The story of modernity is essentially the story of the shift from outside-in to inside-out, of individuals asserting their interiority over against the perceived exterior authority. There would be no felt need to do this if the exterior authority had not rigidified into a “system” that no longer carried life, the way, for instance, the oral traditions of tribal cultures carried life. The modern period has been dominated by one liberation program or another, and liberation has become an end in itself, and politics has become a simple-minded program for progressive-minded of searching for anyone or anything in need of liberation. Politics in the modern period has been defined as the need of the oppressed individual or group to assert itself against the individuation-crushing system—whether it be governmental, corporate or religious.
This is a Romantic project. Because since the late 18th century Western culture has split into two main factions. One, the rationalist “technocrats” who see the world as a machine and are fascinated primarily with the engineering and system-building challenges the world poses, including social engineering projects. The other, the alienated “Romantics” who instinctively find any given cultural forms or meanings oppressive and think of their purpose as only to stifle individual expression. The real culture war that will shape the next century is not between fundamentalists and evolutionists, but between Romantics and Technocrats. It’s what’s driving, for instance, the protests against the WTO.
The kind of Christian that has most to contribute will ally himself naturally with the Romantics, but not in the interests of promoting subjectivist anarchy, but in affirming, as they do, the dignity and sacredness of the individual and of the potency of human imagination and freedom. But he or she will also form alliances with the those who want to give shape and form to our lives together in culture. If there is any meaning at all to be found in our public institutions, it is something we give them from within our own subjectivity. Meaning isn’t there now for most people in the Romantic faction, and they feel estranged from the system.
The political implications of this viewpoint are present throughout the blog entries I've been posting since 2003. I've described here the basis for both saying No and Yes. There isn't much to say Yes to at this point, but that could change. In the meanwhile we must recognized that the old forms, withered and brittle though they have become, have not yet collapsed. There is much that is worthy in them, no matter how much they have been coopted and distorted by the forces of anti-freedom.
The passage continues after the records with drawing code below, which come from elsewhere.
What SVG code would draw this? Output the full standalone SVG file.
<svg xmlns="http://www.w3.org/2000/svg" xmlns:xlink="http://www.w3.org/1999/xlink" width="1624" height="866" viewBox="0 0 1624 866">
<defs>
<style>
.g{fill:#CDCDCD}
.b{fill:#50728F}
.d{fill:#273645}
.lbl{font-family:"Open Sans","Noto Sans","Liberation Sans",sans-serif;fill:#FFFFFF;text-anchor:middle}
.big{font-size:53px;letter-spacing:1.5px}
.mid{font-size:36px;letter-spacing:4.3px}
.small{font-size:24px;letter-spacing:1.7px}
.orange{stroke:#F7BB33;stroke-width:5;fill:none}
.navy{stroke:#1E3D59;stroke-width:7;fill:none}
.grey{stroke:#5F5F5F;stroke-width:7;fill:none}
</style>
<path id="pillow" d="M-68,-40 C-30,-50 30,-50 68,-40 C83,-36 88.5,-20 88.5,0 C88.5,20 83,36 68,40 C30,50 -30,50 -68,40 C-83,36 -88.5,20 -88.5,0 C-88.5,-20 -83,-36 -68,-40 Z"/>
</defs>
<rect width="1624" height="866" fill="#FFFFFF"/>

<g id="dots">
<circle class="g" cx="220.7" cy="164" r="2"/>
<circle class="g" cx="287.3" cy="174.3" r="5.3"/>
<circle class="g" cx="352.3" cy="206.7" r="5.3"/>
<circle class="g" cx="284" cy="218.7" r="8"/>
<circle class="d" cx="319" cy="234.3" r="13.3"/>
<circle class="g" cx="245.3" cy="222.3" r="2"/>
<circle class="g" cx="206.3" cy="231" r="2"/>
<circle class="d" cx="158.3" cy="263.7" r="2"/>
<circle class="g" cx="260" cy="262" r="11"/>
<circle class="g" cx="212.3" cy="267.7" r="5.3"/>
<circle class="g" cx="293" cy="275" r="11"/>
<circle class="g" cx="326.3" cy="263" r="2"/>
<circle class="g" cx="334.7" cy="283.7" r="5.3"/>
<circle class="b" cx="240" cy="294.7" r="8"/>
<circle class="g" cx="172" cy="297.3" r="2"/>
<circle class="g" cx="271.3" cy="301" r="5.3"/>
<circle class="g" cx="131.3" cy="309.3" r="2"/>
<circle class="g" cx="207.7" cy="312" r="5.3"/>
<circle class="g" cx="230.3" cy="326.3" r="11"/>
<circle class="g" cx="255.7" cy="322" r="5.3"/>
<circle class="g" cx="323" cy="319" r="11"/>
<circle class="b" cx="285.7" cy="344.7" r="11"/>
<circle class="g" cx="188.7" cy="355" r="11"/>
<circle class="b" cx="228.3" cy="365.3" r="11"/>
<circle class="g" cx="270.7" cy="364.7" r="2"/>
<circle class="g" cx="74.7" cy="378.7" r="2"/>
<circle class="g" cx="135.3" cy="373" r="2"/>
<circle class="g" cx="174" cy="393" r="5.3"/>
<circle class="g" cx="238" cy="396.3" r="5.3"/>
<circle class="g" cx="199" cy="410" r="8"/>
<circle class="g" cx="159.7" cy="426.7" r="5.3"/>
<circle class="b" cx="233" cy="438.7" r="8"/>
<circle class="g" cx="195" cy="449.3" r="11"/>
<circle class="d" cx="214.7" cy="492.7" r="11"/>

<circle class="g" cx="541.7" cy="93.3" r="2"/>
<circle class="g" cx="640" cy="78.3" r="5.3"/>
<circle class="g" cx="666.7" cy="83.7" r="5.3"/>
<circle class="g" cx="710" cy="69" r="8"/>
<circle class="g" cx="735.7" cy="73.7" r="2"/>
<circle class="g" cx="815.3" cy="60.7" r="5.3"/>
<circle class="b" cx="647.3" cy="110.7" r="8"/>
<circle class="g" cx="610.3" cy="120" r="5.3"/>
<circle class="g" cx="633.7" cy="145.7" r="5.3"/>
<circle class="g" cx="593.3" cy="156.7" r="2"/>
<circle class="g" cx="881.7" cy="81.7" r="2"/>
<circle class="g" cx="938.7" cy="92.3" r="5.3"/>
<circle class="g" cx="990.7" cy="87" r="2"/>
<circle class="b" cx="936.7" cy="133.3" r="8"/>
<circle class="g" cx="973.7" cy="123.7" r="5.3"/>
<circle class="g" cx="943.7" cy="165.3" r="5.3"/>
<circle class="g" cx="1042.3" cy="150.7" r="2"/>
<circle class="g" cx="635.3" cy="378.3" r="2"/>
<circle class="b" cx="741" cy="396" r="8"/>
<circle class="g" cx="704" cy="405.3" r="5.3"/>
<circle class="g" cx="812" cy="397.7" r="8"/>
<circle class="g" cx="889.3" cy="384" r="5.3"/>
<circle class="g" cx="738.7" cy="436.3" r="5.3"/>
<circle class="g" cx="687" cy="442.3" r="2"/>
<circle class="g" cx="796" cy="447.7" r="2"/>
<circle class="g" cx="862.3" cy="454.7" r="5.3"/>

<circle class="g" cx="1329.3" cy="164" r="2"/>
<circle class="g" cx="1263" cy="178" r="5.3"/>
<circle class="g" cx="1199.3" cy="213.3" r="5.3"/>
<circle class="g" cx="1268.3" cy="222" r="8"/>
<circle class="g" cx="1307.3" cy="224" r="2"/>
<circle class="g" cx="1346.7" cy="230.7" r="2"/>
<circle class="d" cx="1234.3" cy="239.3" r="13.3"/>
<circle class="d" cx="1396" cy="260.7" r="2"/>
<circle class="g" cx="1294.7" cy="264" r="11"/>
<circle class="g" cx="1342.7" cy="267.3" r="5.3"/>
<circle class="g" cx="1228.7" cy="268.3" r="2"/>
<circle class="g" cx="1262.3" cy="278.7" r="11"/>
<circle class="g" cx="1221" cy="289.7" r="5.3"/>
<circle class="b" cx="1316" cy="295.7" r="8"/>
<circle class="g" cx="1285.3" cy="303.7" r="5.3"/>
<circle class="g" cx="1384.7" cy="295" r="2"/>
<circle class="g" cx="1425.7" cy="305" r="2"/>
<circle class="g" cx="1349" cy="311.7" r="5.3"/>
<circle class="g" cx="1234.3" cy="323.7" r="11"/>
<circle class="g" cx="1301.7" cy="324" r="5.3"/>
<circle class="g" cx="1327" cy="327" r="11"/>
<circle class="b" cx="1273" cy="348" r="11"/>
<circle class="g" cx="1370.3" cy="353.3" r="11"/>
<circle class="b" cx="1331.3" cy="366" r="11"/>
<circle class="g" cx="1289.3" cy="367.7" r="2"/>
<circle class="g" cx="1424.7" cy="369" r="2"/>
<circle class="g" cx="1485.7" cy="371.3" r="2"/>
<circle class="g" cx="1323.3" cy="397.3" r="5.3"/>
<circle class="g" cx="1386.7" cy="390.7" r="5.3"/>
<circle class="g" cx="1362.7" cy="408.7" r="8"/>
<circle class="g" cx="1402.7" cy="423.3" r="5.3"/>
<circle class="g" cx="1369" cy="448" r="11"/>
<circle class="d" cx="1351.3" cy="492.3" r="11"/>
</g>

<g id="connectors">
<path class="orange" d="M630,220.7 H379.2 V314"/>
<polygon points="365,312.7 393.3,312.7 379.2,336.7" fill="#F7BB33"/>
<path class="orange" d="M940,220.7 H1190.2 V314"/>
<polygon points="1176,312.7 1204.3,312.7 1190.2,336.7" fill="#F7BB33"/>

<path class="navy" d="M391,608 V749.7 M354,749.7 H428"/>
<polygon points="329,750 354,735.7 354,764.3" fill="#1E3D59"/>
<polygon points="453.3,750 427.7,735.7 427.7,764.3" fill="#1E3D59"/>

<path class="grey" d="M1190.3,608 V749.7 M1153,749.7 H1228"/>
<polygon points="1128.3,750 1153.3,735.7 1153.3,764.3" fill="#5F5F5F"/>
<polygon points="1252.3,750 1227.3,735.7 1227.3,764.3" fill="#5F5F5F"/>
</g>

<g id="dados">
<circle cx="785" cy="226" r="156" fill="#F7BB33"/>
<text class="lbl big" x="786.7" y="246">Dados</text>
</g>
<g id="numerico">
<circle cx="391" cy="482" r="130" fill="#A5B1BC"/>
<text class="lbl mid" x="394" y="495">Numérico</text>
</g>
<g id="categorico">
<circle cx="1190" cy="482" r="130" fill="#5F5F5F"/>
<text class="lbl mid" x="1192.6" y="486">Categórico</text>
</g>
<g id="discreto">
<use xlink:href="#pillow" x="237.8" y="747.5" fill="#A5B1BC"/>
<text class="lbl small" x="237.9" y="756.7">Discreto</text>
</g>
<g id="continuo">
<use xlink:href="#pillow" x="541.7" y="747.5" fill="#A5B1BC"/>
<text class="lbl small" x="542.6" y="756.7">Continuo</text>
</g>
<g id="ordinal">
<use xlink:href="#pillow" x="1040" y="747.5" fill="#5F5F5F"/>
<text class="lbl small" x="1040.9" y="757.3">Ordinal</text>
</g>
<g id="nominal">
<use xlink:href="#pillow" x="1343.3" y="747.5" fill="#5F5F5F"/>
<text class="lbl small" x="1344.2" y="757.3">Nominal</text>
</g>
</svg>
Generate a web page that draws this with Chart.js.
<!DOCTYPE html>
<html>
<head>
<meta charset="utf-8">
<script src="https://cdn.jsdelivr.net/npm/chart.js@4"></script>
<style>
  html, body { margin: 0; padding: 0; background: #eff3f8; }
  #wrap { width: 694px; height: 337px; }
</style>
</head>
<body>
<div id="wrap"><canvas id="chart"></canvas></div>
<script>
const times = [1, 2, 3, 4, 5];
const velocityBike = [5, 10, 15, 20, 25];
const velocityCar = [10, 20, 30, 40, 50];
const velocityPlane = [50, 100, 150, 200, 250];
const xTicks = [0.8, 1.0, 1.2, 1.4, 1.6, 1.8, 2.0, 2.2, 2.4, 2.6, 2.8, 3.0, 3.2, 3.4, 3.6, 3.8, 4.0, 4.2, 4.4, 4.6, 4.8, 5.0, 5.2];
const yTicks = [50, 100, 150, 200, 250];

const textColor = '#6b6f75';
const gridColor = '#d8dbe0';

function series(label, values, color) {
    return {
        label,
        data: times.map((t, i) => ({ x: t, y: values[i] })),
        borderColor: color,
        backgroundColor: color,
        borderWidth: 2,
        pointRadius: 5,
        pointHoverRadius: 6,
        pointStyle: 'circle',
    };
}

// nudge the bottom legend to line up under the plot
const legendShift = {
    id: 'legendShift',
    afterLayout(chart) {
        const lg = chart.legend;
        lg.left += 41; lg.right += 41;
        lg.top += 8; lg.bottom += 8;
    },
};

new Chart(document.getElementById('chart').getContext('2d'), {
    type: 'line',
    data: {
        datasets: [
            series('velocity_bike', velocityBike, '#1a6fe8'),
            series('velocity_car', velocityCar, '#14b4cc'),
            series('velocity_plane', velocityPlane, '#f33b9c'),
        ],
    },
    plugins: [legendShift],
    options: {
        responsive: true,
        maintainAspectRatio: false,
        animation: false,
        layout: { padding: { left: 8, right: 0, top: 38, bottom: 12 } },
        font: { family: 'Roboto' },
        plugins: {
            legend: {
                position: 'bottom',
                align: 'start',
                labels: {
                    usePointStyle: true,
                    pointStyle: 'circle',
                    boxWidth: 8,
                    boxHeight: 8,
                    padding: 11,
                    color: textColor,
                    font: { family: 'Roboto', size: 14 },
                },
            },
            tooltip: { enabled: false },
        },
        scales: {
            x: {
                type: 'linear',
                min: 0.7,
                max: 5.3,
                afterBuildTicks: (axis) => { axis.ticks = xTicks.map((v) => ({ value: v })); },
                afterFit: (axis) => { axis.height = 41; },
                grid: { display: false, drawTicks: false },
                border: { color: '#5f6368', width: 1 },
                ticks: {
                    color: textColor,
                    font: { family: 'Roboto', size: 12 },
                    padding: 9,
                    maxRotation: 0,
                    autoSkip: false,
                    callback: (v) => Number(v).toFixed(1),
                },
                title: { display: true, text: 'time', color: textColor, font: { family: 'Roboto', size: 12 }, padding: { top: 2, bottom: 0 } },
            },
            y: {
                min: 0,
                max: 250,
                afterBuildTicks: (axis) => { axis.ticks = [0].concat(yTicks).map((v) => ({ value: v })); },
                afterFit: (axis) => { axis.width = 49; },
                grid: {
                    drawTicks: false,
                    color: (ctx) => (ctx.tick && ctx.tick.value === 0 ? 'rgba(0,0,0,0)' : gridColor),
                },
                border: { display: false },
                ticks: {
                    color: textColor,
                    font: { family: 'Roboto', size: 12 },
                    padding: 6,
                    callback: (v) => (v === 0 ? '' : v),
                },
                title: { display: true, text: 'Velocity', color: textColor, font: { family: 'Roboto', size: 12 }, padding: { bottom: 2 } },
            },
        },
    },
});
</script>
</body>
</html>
But if they haven’t collapsed, they stand as something rather rickety and vulnerable to collapse soon. It needn’t happen, and it won’t if some way can be found to reconstitute the forms from within. This does not mean that the forms themselves must be preserved at all costs, but rather that what remains of the forms be approached with reverence because they once held something precious. And they must be approached with the attitude that in our contemplation of them, something in us will awaken that correlates with what first gave them shape. And once that happens, the life in us so awakened will lead to new growth, and the Wasteland will bloom again.